By PAUL GORMAN – The Press
Teenager Andrew Wilkinson captured an apparently fiery object in the Canterbury sky on his digital camera last night.
Wilkinson, 17, photographed the object, at left, from his Halswell home at 7.27pm.
He said it was too slow to be a meteor or a plane, and wondered if it might be satellite debris in the western sky.
A handful of other observant Cantabrians also spotted the orange ribbon standing out brightly in the dusk.
“I got the camera and took a photo. It was moving extremely slowly, so I thought it might have been a plane for a minute. The front looked like a fireball.
“I didn’t hear any noise. It looks like it might have been extremely high up, given the speed it was moving,” he said.
Police southern communications shift supervisor Trevor Cross said he received one phone call about the phenomenon.

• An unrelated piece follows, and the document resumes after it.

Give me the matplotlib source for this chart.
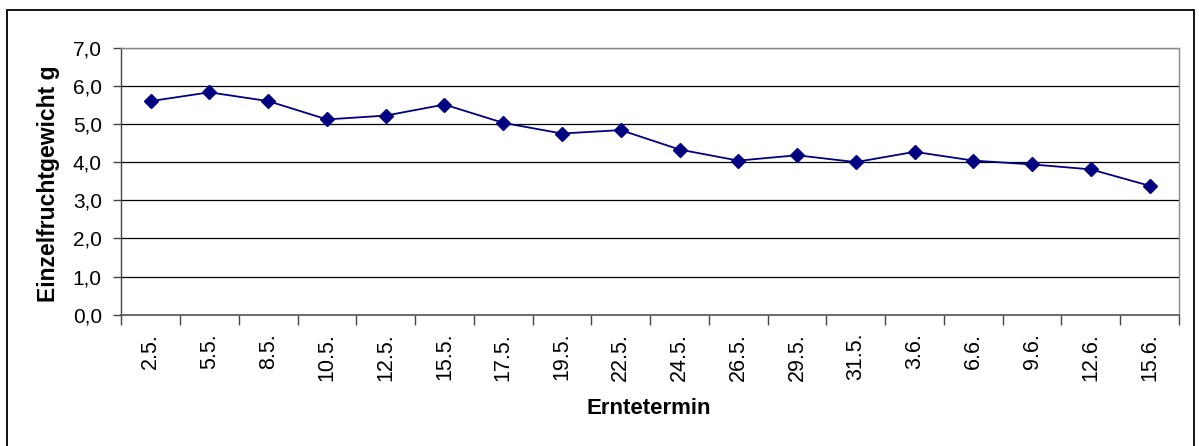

A policeman at Oxford also saw it and thought it might be a vapour trail.
The superintendent of the University of Canterbury’s Mount John Observatory at Tekapo, Alan Gilmore , said his “immediate reaction” was it was a plane.
“The slowness would be due to the plane’s movement. I assume from the contrail’s angle that it is a plane heading for Australia,” Gilmore said. “The trail doesn’t look at all like a meteor or space-debris trail.”